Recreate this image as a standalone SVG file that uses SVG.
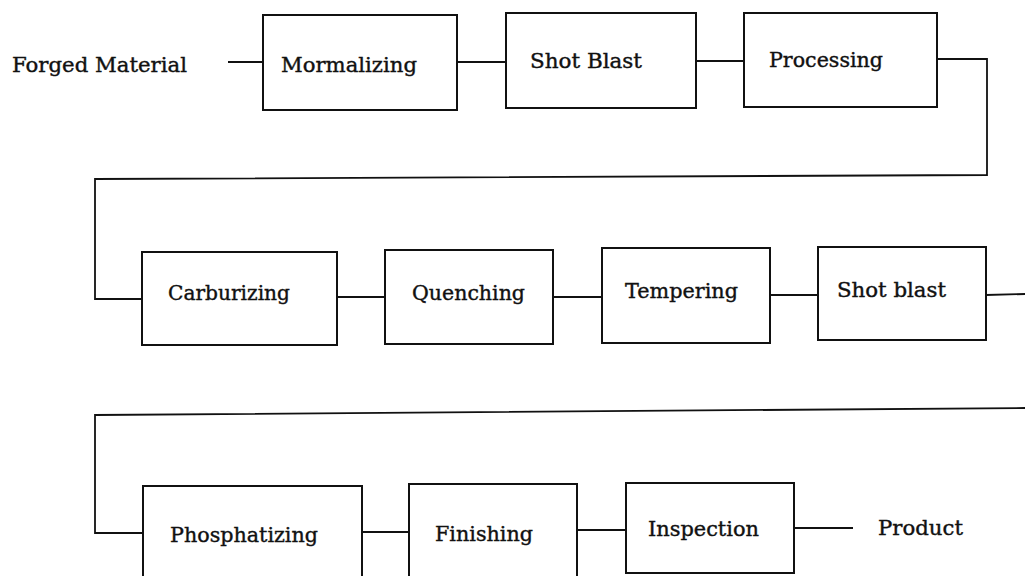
<svg xmlns="http://www.w3.org/2000/svg" width="1025" height="576" viewBox="0 0 1025 576">
<style>
.box{fill:#fff;stroke:#111;stroke-width:2}
.ln{fill:none;stroke:#111;stroke-width:1.8}
.t{font-family:"DejaVu Serif","Liberation Serif",serif;font-size:21px;fill:#111;stroke:#111;stroke-width:0.4}
</style>
<rect width="1025" height="576" fill="#fff"/>
<g id="connectors">
<line class="ln" x1="228" y1="62" x2="263" y2="62"/>
<line class="ln" x1="457" y1="62" x2="506" y2="62"/>
<line class="ln" x1="696" y1="61" x2="744" y2="61"/>
<polyline class="ln" points="937,59 987,59 987,175 95,179 95,299 142,299"/>
<line class="ln" x1="337" y1="297" x2="385" y2="297"/>
<line class="ln" x1="553" y1="297" x2="602" y2="297"/>
<line class="ln" x1="770" y1="295" x2="818" y2="295"/>
<line class="ln" x1="986" y1="295" x2="1025" y2="294"/>
<polyline class="ln" points="1025,408 95,415 95,533 143,533"/>
<line class="ln" x1="362" y1="532" x2="409" y2="532"/>
<line class="ln" x1="577" y1="530" x2="626" y2="530"/>
<line class="ln" x1="794" y1="528" x2="853" y2="528"/>
</g>
<g id="forged"><text class="t" x="12" y="72" textLength="175" lengthAdjust="spacingAndGlyphs">Forged Material</text></g>
<g id="mormalizing"><rect class="box" x="263" y="15" width="194" height="95"/><text class="t" x="281" y="72" textLength="136" lengthAdjust="spacingAndGlyphs">Mormalizing</text></g>
<g id="shotblast1"><rect class="box" x="506" y="13" width="190" height="95"/><text class="t" x="530" y="68" textLength="112" lengthAdjust="spacingAndGlyphs">Shot Blast</text></g>
<g id="processing"><rect class="box" x="744" y="13" width="193" height="94"/><text class="t" x="769" y="67" textLength="114" lengthAdjust="spacingAndGlyphs">Processing</text></g>
<g id="carburizing"><rect class="box" x="142" y="252" width="195" height="93"/><text class="t" x="168" y="300" textLength="122" lengthAdjust="spacingAndGlyphs">Carburizing</text></g>
<g id="quenching"><rect class="box" x="385" y="250" width="168" height="94"/><text class="t" x="412" y="300" textLength="113" lengthAdjust="spacingAndGlyphs">Quenching</text></g>
<g id="tempering"><rect class="box" x="602" y="248" width="168" height="95"/><text class="t" x="625" y="298" textLength="113" lengthAdjust="spacingAndGlyphs">Tempering</text></g>
<g id="shotblast2"><rect class="box" x="818" y="247" width="168" height="93"/><text class="t" x="837" y="297" textLength="109" lengthAdjust="spacingAndGlyphs">Shot blast</text></g>
<g id="phosphatizing"><rect class="box" x="143" y="486" width="219" height="95"/><text class="t" x="170" y="542" textLength="148" lengthAdjust="spacingAndGlyphs">Phosphatizing</text></g>
<g id="finishing"><rect class="box" x="409" y="484" width="168" height="97"/><text class="t" x="435" y="541" textLength="98" lengthAdjust="spacingAndGlyphs">Finishing</text></g>
<g id="inspection"><rect class="box" x="626" y="483" width="168" height="90"/><text class="t" x="648" y="536" textLength="111" lengthAdjust="spacingAndGlyphs">Inspection</text></g>
<g id="product"><text class="t" x="878" y="535" textLength="85" lengthAdjust="spacingAndGlyphs">Product</text></g>
</svg>
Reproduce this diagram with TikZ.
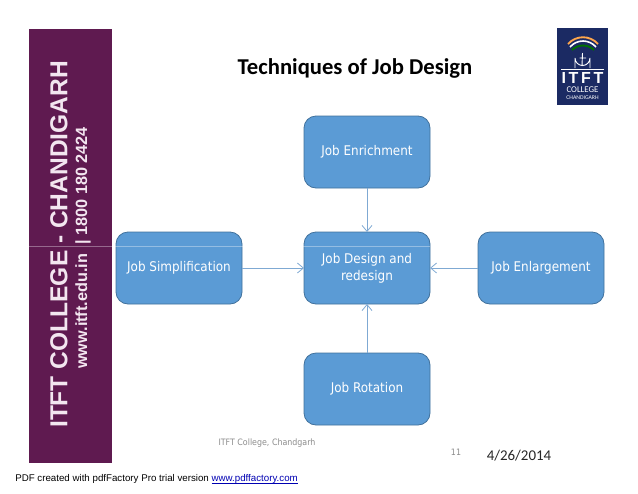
\documentclass[tikz,border=0pt]{standalone}
\usepackage{fontspec}
\setmainfont{Carlito}
\newfontfamily\boxfont{DejaVu Sans Condensed}
\newfontfamily\arialfont{Liberation Sans}
\usetikzlibrary{positioning}
\usetikzlibrary{arrows.meta}
\definecolor{boxblue}{HTML}{5B9BD5}
\definecolor{boxedge}{HTML}{41719C}
\definecolor{linkblue}{HTML}{7FA9D3}
\definecolor{bandpurple}{HTML}{5F1A50}
\definecolor{bandtext}{HTML}{F3E6F0}
\definecolor{logonavy}{HTML}{1B2A63}
\tikzset{
    jobbox/.style={draw=boxedge, line width=0.6pt, fill=boxblue, rounded corners=9pt, text=white,
        minimum width=94.5pt, minimum height=54pt, outer sep=0pt, align=center,
        font=\boxfont\fontsize{10}{13}\selectfont},
    jobarrow/.style={-{Straight Barb[length=4.5pt, width=7.5pt]}, draw=linkblue, line width=0.6pt},
}

\begin{document}
\begin{tikzpicture}[x=0.75pt, y=-0.75pt]
    \useasboundingbox (0,0) rectangle (638,493);

    % side band
    \node [fill=bandpurple, minimum width=62.25pt, minimum height=325.5pt, inner sep=0pt, outer sep=0pt] (band) at (70.5,246) {};
    \node [rotate=90, text=bandtext, font=\arialfont\bfseries\fontsize{18.4}{20}\selectfont] (bandtitle) at (59,244.5) {ITFT COLLEGE - CHANDIGARH};
    \node [rotate=90, text=bandtext, font=\arialfont\bfseries\fontsize{12.2}{14}\selectfont] (bandweb) at (83,248) {www.itft.edu.in\ \ |\ 1800 180 2424};

    % boxes
    \node [jobbox] (design) at (367,268) {Job Design and\\redesign};
    \node [jobbox, above=33pt of design] (enrichment) {Job Enrichment};
    \node [jobbox, below=36.75pt of design] (rotation) {Job Rotation};
    \node [jobbox, left=46.5pt of design] (simplification) {Job Simplification};
    \node [jobbox, right=36pt of design] (enlargement) {Job Enlargement};

    \draw [jobarrow] (enrichment) -- (design);
    \draw [jobarrow] (rotation) -- (design);
    \draw [jobarrow] (simplification) -- (design);
    \draw [jobarrow] (enlargement) -- (design);

    % faint rule over the band and boxes
    \coordinate (rulestart) at (29,246);
    \coordinate (ruleend) at (430,246);
    \draw [white, opacity=0.35, line width=0.5pt] (rulestart) -- (ruleend);

    % texts
    \node [font=\bfseries\fontsize{17}{20}\selectfont, text=black] (title) at (355,68) {Techniques of Job Design};
    \node [text=black!45, font=\boxfont\fontsize{6.6}{8}\selectfont] (college) at (267,443.5) {ITFT College, Chandgarh};
    \node [text=black!45, font=\boxfont\fontsize{6.6}{8}\selectfont] (pagenum) at (456,452) {11};
    \node [text=black!85, font=\fontsize{11.2}{14}\selectfont] (date) at (519,456) {4/26/2014};
    \node [anchor=west, inner sep=0pt, font=\arialfont\fontsize{7.3}{9}\selectfont] (pdfnote) at (15,479) {PDF created with pdfFactory Pro trial version \textcolor{blue!70!black}{\underline{\smash{www.pdffactory.com}}}};

    % logo
    \node [fill=logonavy, minimum width=38.25pt, minimum height=57.75pt, inner sep=0pt, outer sep=0pt] (logo) at (582.5,66.5) {};
    \draw [orange!70!white, line width=1.4pt] (568,44) .. controls (576,35) and (590,35) .. (598,44);
    \draw [white, line width=1.2pt] (570,47) .. controls (577,39) and (589,39) .. (596,47);
    \draw [green!45!black, line width=1.4pt] (572,50) .. controls (578,44) and (588,44) .. (594,50);
    \draw [white, line width=0.7pt] (575,68) -- (575,58) arc [start angle=180, end angle=0, x radius=7.5, y radius=7.5] -- (590,68);
    \draw [white, line width=0.7pt] (582.5,53) -- (582,66) (579.5,58) -- (586,58);
    \draw [white, line width=0.9pt] (561,69.5) -- (604,69.5);
    \node [text=white, inner sep=0pt, font=\arialfont\bfseries\fontsize{12}{14}\selectfont] (logoname) at (582.5,78) {I\,T\,F\,T};
    \node [text=white, inner sep=0pt, font=\rmfamily\fontsize{6.6}{8}\selectfont] (logocollege) at (582.5,90) {COLLEGE};
    \node [text=white, inner sep=0pt, font=\rmfamily\fontsize{4.3}{6}\selectfont] (logocity) at (582.5,97.5) {CHANDIGARH};
\end{tikzpicture}
\end{document}
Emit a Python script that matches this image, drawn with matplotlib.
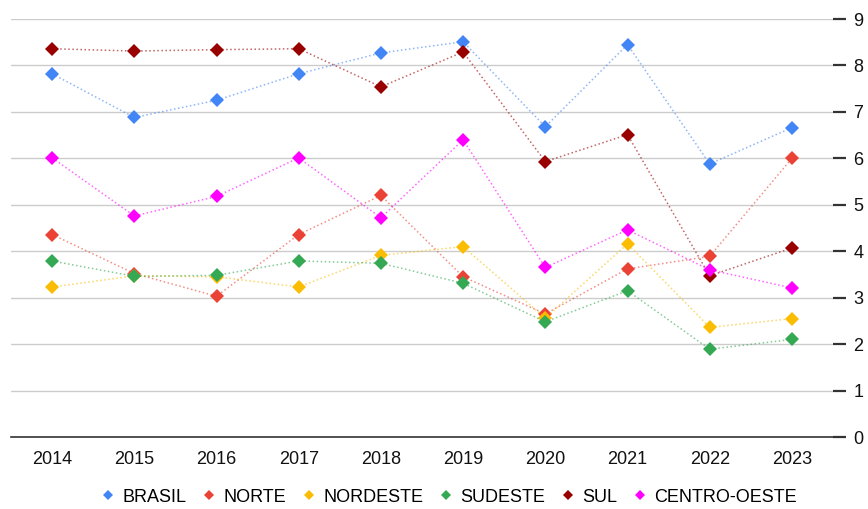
import matplotlib
matplotlib.use('Agg')
import matplotlib.pyplot as plt
from matplotlib.lines import Line2D

plt.rcParams['font.family'] = ['Liberation Sans', 'DejaVu Sans']

years = [2014, 2015, 2016, 2017, 2018, 2019, 2020, 2021, 2022, 2023]
brasil = [7.82, 6.88, 7.25, 7.82, 8.27, 8.51, 6.68, 8.45, 5.88, 6.66]
norte = [4.36, 3.52, 3.03, 4.36, 5.20, 3.45, 2.65, 3.62, 3.89, 6.00]
nordeste = [3.23, 3.47, 3.45, 3.23, 3.91, 4.10, 2.56, 4.16, 2.36, 2.55]
sudeste = [3.79, 3.46, 3.48, 3.79, 3.74, 3.31, 2.48, 3.15, 1.89, 2.10]
sul = [8.36, 8.31, 8.34, 8.36, 7.54, 8.29, 5.93, 6.51, 3.47, 4.07]
centro_oeste = [6.01, 4.76, 5.18, 6.01, 4.72, 6.40, 3.65, 4.46, 3.60, 3.21]

names = ['BRASIL', 'NORTE', 'NORDESTE', 'SUDESTE', 'SUL', 'CENTRO-OESTE']
series = [brasil, norte, nordeste, sudeste, sul, centro_oeste]
colors = ['#4285F4', '#EA4335', '#FBBC04', '#34A853', '#990000', '#FF00FF']

fig = plt.figure(figsize=(8.68, 5.09), dpi=100)
ax = fig.add_axes([11/868, 1 - 437/509, 822/868, 418/509])

for vals, c, n in zip(series, colors, names):
    ax.plot(years, vals, color=c, linestyle=':', linewidth=1.1, alpha=0.6)
    ax.plot(years, vals, color=c, linestyle='none', marker='D', markersize=7.5,
            markeredgewidth=0, label=n)

ax.set_xlim(2013.5, 2023.5)
ax.set_ylim(0, 9)
ax.set_xticks(years)
ax.set_xticklabels([str(y) for y in years])
ax.set_yticks(range(0, 10))
ax.yaxis.tick_right()
ax.grid(axis='y', color='#cccccc', linewidth=1)
ax.set_axisbelow(True)
for s in ['top', 'left', 'right']:
    ax.spines[s].set_visible(False)
ax.spines['bottom'].set_color('#333333')
ax.spines['bottom'].set_linewidth(1.2)
ax.tick_params(axis='x', length=0, pad=10, labelsize=13, labelcolor='#111111')
ax.tick_params(axis='y', length=9, width=1.6, color='#333333', pad=5.5,
               labelsize=13, labelcolor='#111111')

handles = [Line2D([], [], color=c, marker='D', linestyle='none', markersize=5.5,
                  markeredgewidth=0) for c in colors]
fig.legend(handles, names, loc='center', bbox_to_anchor=(449/868, 1 - 497/509),
           ncol=6, frameon=False, fontsize=13, handlelength=0.8,
           handletextpad=0.4, columnspacing=0.85)

fig.savefig('out.png', dpi=100)
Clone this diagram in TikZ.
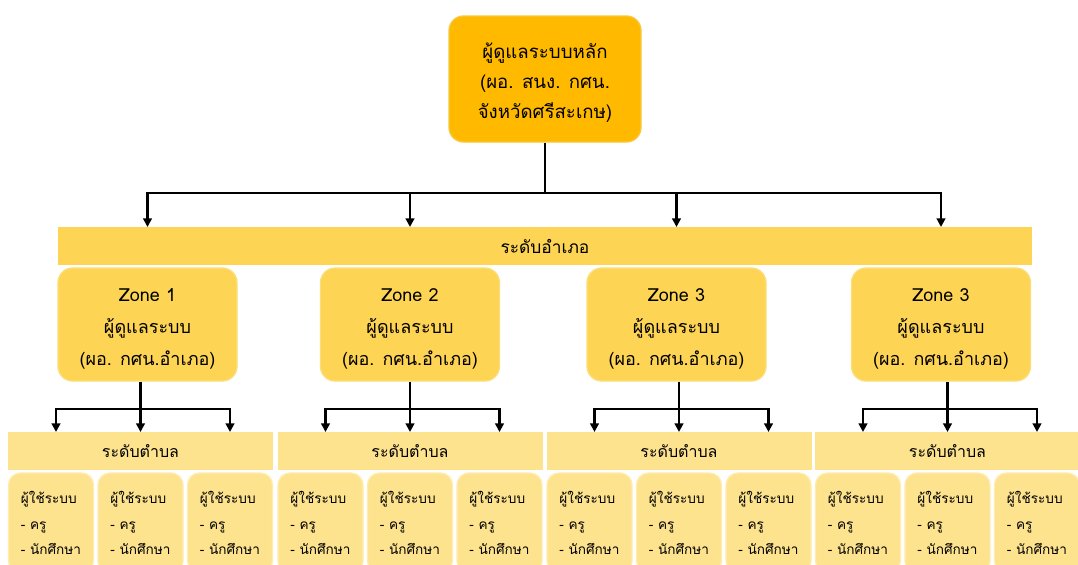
\documentclass[tikz,border=0pt]{standalone}
\usepackage{fontspec}
\setmainfont[Script=Thai]{Loma}
\usepackage{xcolor}
\usetikzlibrary{arrows.meta,positioning}

\definecolor{chieffill}{RGB}{255,186,0}
\definecolor{chiefedge}{RGB}{247,200,60}
\definecolor{zonefill}{RGB}{253,212,84}
\definecolor{zoneedge}{RGB}{252,222,120}
\definecolor{userfill}{RGB}{254,227,142}
\definecolor{useredge}{RGB}{255,236,175}

\begin{document}
\begin{tikzpicture}[
    x=0.75pt, y=-0.75pt,
    chief/.style={
      draw=chiefedge,
      line width=1pt,
      fill=chieffill,
      rounded corners=11pt,
      align=center,
      minimum width=144pt,
      minimum height=94.5pt,
      font=\fontsize{14pt}{22.5pt}\selectfont
    },
    band/.style={
      fill=zonefill,
      minimum height=28.5pt,
      outer sep=0pt,
      font=\fontsize{13pt}{16pt}\selectfont
    },
    zonebox/.style={
      draw=zoneedge,
      line width=1pt,
      fill=zonefill,
      rounded corners=11pt,
      align=center,
      minimum width=134.25pt,
      minimum height=84.75pt,
      font=\fontsize{13.5pt}{24pt}\selectfont
    },
    subband/.style={
      fill=userfill,
      minimum width=198.75pt,
      minimum height=28.5pt,
      outer sep=0pt,
      font=\fontsize{12pt}{15pt}\selectfont
    },
    userbox/.style={
      draw=useredge,
      line width=1pt,
      fill=userfill,
      rounded corners=9pt,
      align=left,
      minimum width=63.75pt,
      minimum height=75pt,
      font=\fontsize{10.2pt}{19pt}\selectfont
    },
    link/.style={line width=1.8pt},
    flow/.style={-{Triangle[length=6.5pt,width=6.5pt]},line width=1.8pt}
  ]
    \fill[white] (0,0) rectangle (1078,564);
    \useasboundingbox (0,0) rectangle (1078,564);

    \node[chief] (chief) at (545,79) {\rule{0pt}{17pt}ผู้ดูแลระบบหลัก\\(ผอ. สนง. กศน.\\จังหวัดศรีสะเกษ)};
    \node[band,minimum width=730.5pt] (amphoe) at (545,246) {ระดับอำเภอ};
    \coordinate (split) at (545,193);
    \draw[link] (chief.south) -- (split);

    \foreach \g/\zx/\tx/\zname in {1/147.5/140.5/Zone 1,2/410/410/Zone 2,3/676.5/679/Zone 3,4/941/947.5/Zone 3} {
      % zone level
      \node[zonebox] (z\g) at (\zx,324.5) {\rule{0pt}{17pt}\zname\\ผู้ดูแลระบบ\\(ผอ. กศน.อำเภอ)};
      \draw[flow] (split) -| (amphoe.north -| z\g.north);
      % tambon level
      \node[subband] (t\g) at (\tx,451) {ระดับตำบล};
      \node[userbox] (u\g a) at (\tx-89.5,523) {ผู้ใช้ระบบ\\- ครู\\- นักศึกษา};
      \node[userbox] (u\g b) at (\tx,523) {ผู้ใช้ระบบ\\- ครู\\- นักศึกษา};
      \node[userbox] (u\g c) at (\tx+89.5,523) {ผู้ใช้ระบบ\\- ครู\\- นักศึกษา};
      \coordinate (fork\g) at (\tx,409);
      \draw[link] (z\g.south -| fork\g) -- (fork\g);
      \draw[flow] (fork\g) -| ([xshift=3.75pt]t\g.north -| u\g a.north);
      \draw[flow] (fork\g) -- (t\g.north);
      \draw[flow] (fork\g) -| (t\g.north -| u\g c.north);
    }
  \end{tikzpicture}
\end{document}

## GOAL
Only the lines from the one containing "Emit a Python" down to the one containing "plt.rcParams['font.family'] = ['Liberation" should be copied, exactly and with both ends kept. Drop the pictures.

## RIGHT ANSWER
Emit a Python script that matches this image, drawn with matplotlib.
import matplotlib
matplotlib.use('Agg')
import matplotlib.pyplot as plt
from matplotlib.lines import Line2D

plt.rcParams['font.family'] = ['Liberation Sans', 'DejaVu Sans']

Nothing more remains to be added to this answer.